Re: [PROPOSAL] Effective storage of duplicates in B-tree index. - Mailing list pgsql-hackers

From Peter Geoghegan
Subject Re: [PROPOSAL] Effective storage of duplicates in B-tree index.
Date
Msg-id CAM3SWZTzqAh_kn99Rw8Hs7RcyhfQuqR3H36LjrAA53z94TEysA@mail.gmail.com
Whole thread Raw
In response to Re: [PROPOSAL] Effective storage of duplicates in B-tree index.  (Anastasia Lubennikova <a.lubennikova@postgrespro.ru>)
Responses Re: [PROPOSAL] Effective storage of duplicates in B-tree index.  (Peter Geoghegan <pg@heroku.com>)
List pgsql-hackers
On Thu, Sep 3, 2015 at 8:35 AM, Anastasia Lubennikova
<a.lubennikova@postgrespro.ru> wrote:
>> * Since everything is aligned within B-Tree, it's probably worth
>> considering the alignment boundaries when doing prefix compression, if
>> you want to go that way. We can probably imagine a world where
>> alignment is not required for B-Tree, which would work on x86
>> machines, but I can't see it happening soon. It isn't worth
>> compressing unless it compresses enough to cross an "alignment
>> boundary", where we're not actually obliged to store as much data on
>> disk. This point may be obvious, not sure.
>
> That is another reason, why I doubt prefix compression, whereas effective
> duplicate storage hasn't this problem.

Okay. That sounds reasonable. I think duplicate handling is a good project.

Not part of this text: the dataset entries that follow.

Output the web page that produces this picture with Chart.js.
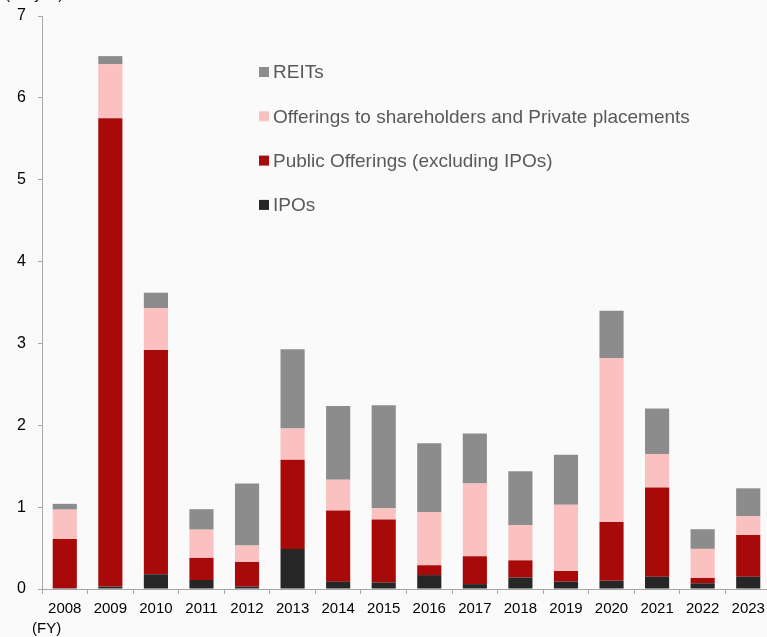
<!DOCTYPE html>
<html>
<head>
<meta charset="utf-8">
<script src="https://cdn.jsdelivr.net/npm/chart.js@4.4.1/dist/chart.umd.min.js"></script>
<style>
  html, body { margin: 0; padding: 0; background: #fafafa; overflow: hidden; }
  #wrap { width: 780px; height: 637px; position: relative; }
</style>
</head>
<body>
<div id="wrap"><canvas id="c" width="780" height="637"></canvas></div>
<script>
const years = ['2008','2009','2010','2011','2012','2013','2014','2015','2016','2017','2018','2019','2020','2021','2022','2023'];
const ipos = [0.01, 0.03, 0.18, 0.11, 0.03, 0.49, 0.09, 0.08, 0.17, 0.06, 0.14, 0.09, 0.10, 0.15, 0.07, 0.15];
const publicOfferings = [0.60, 5.72, 2.74, 0.27, 0.30, 1.09, 0.87, 0.77, 0.12, 0.34, 0.21, 0.13, 0.72, 1.09, 0.065, 0.51];
const privatePlacements = [0.36, 0.66, 0.51, 0.345, 0.20, 0.38, 0.375, 0.135, 0.65, 0.89, 0.43, 0.81, 2.00, 0.41, 0.355, 0.23];
const reits = [0.07, 0.10, 0.19, 0.25, 0.76, 0.97, 0.90, 1.26, 0.84, 0.61, 0.66, 0.61, 0.58, 0.555, 0.24, 0.34];
const yTicks = [0, 1, 2, 3, 4, 5, 6, 7];
const unitLabel = '(tril. yen)';
const fyLabel = '(FY)';

const legendPlugin = {
  id: 'customLegend',
  afterDraw(chart) {
    const ctx = chart.ctx;
    ctx.save();
    ctx.font = '19px "Liberation Sans", Arial, sans-serif';
    ctx.textBaseline = 'middle';
    const ds = chart.data.datasets.slice().reverse();
    ds.forEach((d, i) => {
      const y = 72 + i * 44.3;
      ctx.fillStyle = d.backgroundColor;
      ctx.fillRect(259, y - 5, 10, 10);
      ctx.fillStyle = '#595959';
      ctx.fillText(d.label, 273, y + 1);
    });
    ctx.font = '15px "Liberation Sans", Arial, sans-serif';
    ctx.fillStyle = '#000';
    ctx.textBaseline = 'middle';
    ctx.fillText(fyLabel, 32, 629);
    ctx.textBaseline = 'alphabetic';
    ctx.fillText(unitLabel, 5, -1);
    ctx.restore();
  }
};

new Chart(document.getElementById('c'), {
  type: 'bar',
  data: {
    labels: years,
    datasets: [
      { label: 'IPOs', data: ipos, backgroundColor: '#262626' },
      { label: 'Public Offerings (excluding IPOs)', data: publicOfferings, backgroundColor: '#a80a0a' },
      { label: 'Offerings to shareholders and Private placements', data: privatePlacements, backgroundColor: '#fbc0c0' },
      { label: 'REITs', data: reits, backgroundColor: '#8c8c8c' }
    ]
  },
  options: {
    responsive: false,
    animation: false,
    layout: { padding: { top: 16, right: 9, left: 0, bottom: 0 } },
    datasets: { bar: { categoryPercentage: 1, barPercentage: 0.53, borderWidth: 0 } },
    plugins: { legend: { display: false }, tooltip: { enabled: false } },
    scales: {
      x: {
        stacked: true,
        border: { color: '#a6a6a6', width: 1 },
        grid: { drawOnChartArea: false, drawTicks: true, tickLength: 5, color: '#a6a6a6', offset: true },
        ticks: { color: '#000', font: { size: 15, family: '"Liberation Sans", Arial, sans-serif' }, padding: 6, maxRotation: 0, autoSkip: false },
        afterFit(scale) { scale.height = 48; scale.paddingLeft = 0; scale.paddingRight = 0; }
      },
      y: {
        stacked: true,
        min: 0, max: 7,
        border: { color: '#a6a6a6', width: 1 },
        grid: { drawOnChartArea: false, drawTicks: true, tickLength: 4, color: '#a6a6a6' },
        afterBuildTicks(scale) { scale.ticks = yTicks.map(v => ({ value: v })); },
        ticks: { color: '#000', font: { size: 16, family: '"Liberation Sans", Arial, sans-serif' }, padding: 12 },
        afterFit(scale) { scale.width = 42; scale.paddingTop = 0; scale.paddingBottom = 0; }
      }
    }
  },
  plugins: [legendPlugin]
});
</script>
</body>
</html>
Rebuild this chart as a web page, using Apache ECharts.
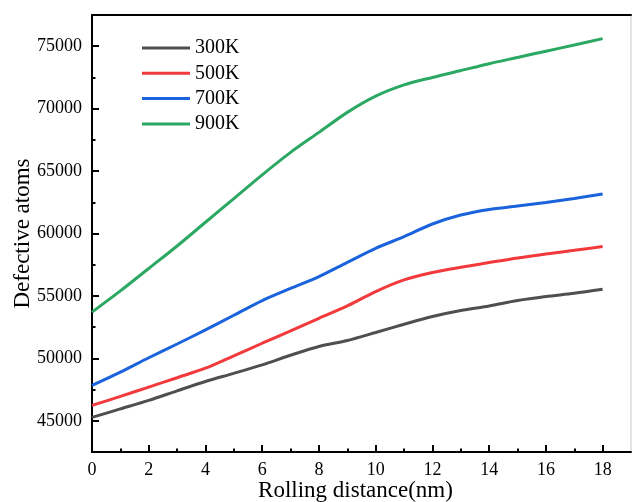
<!DOCTYPE html>
<html>
<head>
<meta charset="utf-8">
<script src="https://cdn.jsdelivr.net/npm/echarts@6/dist/echarts.min.js"></script>
<style>html,body{margin:0;padding:0;background:#fff;}#c{width:632px;height:502px;}</style>
</head>
<body>
<div id="c"></div>
<script>
var distance = [0,1,2,3,4,5,6,7,8,9,10,11,12,13,14,15,16,17,18];
var s300K = [45270,45950,46630,47400,48150,48800,49480,50250,50950,51430,52070,52730,53350,53830,54200,54630,54950,55210,55530];
var s500K = [46230,46950,47700,48450,49210,50200,51210,52200,53210,54200,55350,56280,56870,57290,57670,58040,58360,58650,58950];
var s700K = [47830,48900,50050,51150,52280,53450,54630,55600,56550,57690,58810,59750,60760,61480,61930,62200,62490,62810,63160];
var s900K = [53700,55400,57200,59000,60900,62800,64700,66500,68100,69700,71000,71900,72500,73050,73600,74100,74600,75100,75610];
var seriesNames = ['300K','500K','700K','900K'];
var xMajorTicks = [0,2,4,6,8,10,12,14,16,18];
var xMinorTicks = [1,3,5,7,9,11,13,15,17];
var yMajorTicks = [45000,50000,55000,60000,65000,70000,75000];
var yMinorTicks = [42500,47500,52500,57500,62500,67500,72500,77500];

var colors = ['#4f4f4f','#f2393c','#1a63dc','#2ba862'];
var font = "'Liberation Serif','Times New Roman',serif";
var allSeries = [s300K, s500K, s700K, s900K];

function pairs(arr){ return distance.map(function(d,i){ return [d, arr[i]]; }); }

var chart = echarts.init(document.getElementById('c'), null, {renderer:'canvas'});
chart.setOption({
  animation: false,
  backgroundColor: '#fff',
  grid: {left: 92, right: 1, top: 15, bottom: 50, show: true, borderColor: '#c8c8c8', borderWidth: 1,
         containLabel: false, outerBoundsMode: 'none'},
  legend: {
    orient: 'vertical', left: 137, top: 33, padding: 5,
    icon: 'rect', itemWidth: 48, itemHeight: 3, itemGap: 5.3,
    data: seriesNames,
    textStyle: {fontFamily: font, fontSize: 20, color: '#000'}
  },
  xAxis: [{
    type: 'value', min: 0, max: 19, position: 'bottom',
    name: 'Rolling distance(nm)', nameLocation: 'middle', nameGap: 27, nameMoveOverlap: false,
    nameTextStyle: {fontFamily: font, fontSize: 23, color: '#000', padding: [0, 12, 0, 0]},
    axisLine: {show: true, onZero: false, lineStyle: {color: '#000', width: 2}},
    axisTick: {show: true, inside: true, length: 7, customValues: xMajorTicks, lineStyle: {color: '#000', width: 2}},
    axisLabel: {show: true, customValues: xMajorTicks, margin: 9, fontFamily: font, fontSize: 18, color: '#000'},
    splitLine: {show: false}
  },{
    type: 'value', min: 0, max: 19, position: 'bottom',
    axisLine: {show: false},
    axisTick: {show: true, inside: true, length: 3.5, customValues: xMinorTicks, lineStyle: {color: '#000', width: 2}},
    axisLabel: {show: false},
    splitLine: {show: false}
  },{
    type: 'value', min: 0, max: 19, position: 'top',
    axisLine: {show: true, onZero: false, lineStyle: {color: '#000', width: 2}},
    axisTick: {show: false}, axisLabel: {show: false}, splitLine: {show: false}
  }],
  yAxis: [{
    type: 'value', min: 42500, max: 77500, position: 'left',
    name: 'Defective atoms', nameLocation: 'middle', nameGap: 58, nameMoveOverlap: false,
    nameTextStyle: {fontFamily: font, fontSize: 23, color: '#000'},
    axisLine: {show: true, onZero: false, lineStyle: {color: '#000', width: 2}},
    axisTick: {show: true, inside: true, length: 7, customValues: yMajorTicks, lineStyle: {color: '#000', width: 2}},
    axisLabel: {show: true, customValues: yMajorTicks, margin: 10, fontFamily: font, fontSize: 18, color: '#000',
                formatter: function(v){ return String(v); }},
    splitLine: {show: false}
  },{
    type: 'value', min: 42500, max: 77500, position: 'left',
    axisLine: {show: false},
    axisTick: {show: true, inside: true, length: 3.5, customValues: yMinorTicks, lineStyle: {color: '#000', width: 2}},
    axisLabel: {show: false},
    splitLine: {show: false}
  }],
  series: seriesNames.map(function(n, i){
    return {
      name: n, type: 'line', xAxisIndex: 0, yAxisIndex: 0,
      data: pairs(allSeries[i]), smooth: 0.3,
      showSymbol: false, symbol: 'none',
      lineStyle: {color: colors[i], width: 3},
      itemStyle: {color: colors[i]}
    };
  })
});
</script>
</body>
</html>
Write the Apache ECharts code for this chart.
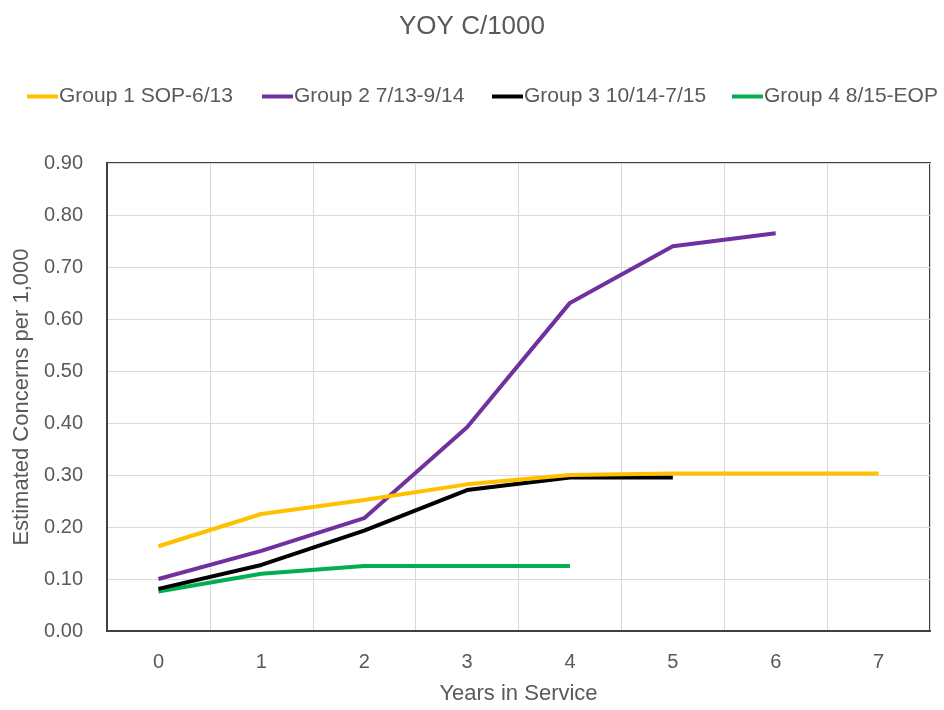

A good learning tool for Postgres B-Trees -- or at least one of the
better ones -- is my amcheck tool. See:

https://github.com/petergeoghegan/postgres/tree/amcheck

This is a tool for verifying B-Tree invariants hold, which is loosely
based on pageinspect. It checks that certain conditions hold for
B-Trees. A simple example is that all items on each page be in the
correct, logical order. Some invariants checked are far more
complicated, though, and span multiple pages or multiple levels. See
the source code for exact details. This tool works well when running
the regression tests (see stress.sql -- I used it with pgbench), with
no problems reported last I checked. It often only needs light locks
on relations, and single shared locks on buffers. (Buffers are copied
to local memory for the tool to operate on, much like
contrib/pageinspect).

While I have yet to formally submit amcheck to a CF (I once asked for
input on the goals for the project on -hackers), the comments are
fairly comprehensive, and it wouldn't be too hard to adopt this to
guide your work on duplicate handling. Maybe it'll happen for 9.6.
Feedback appreciated.

The tool calls _bt_compare() for many things currently, but doesn't
care about many lower level details, which is (very roughly speaking)
the level that duplicate handling will work at. You aren't actually
proposing to change anything about the fundamental structure that
B-Tree indexes have, so the tool could be quite useful and low-effort
for debugging your code during development.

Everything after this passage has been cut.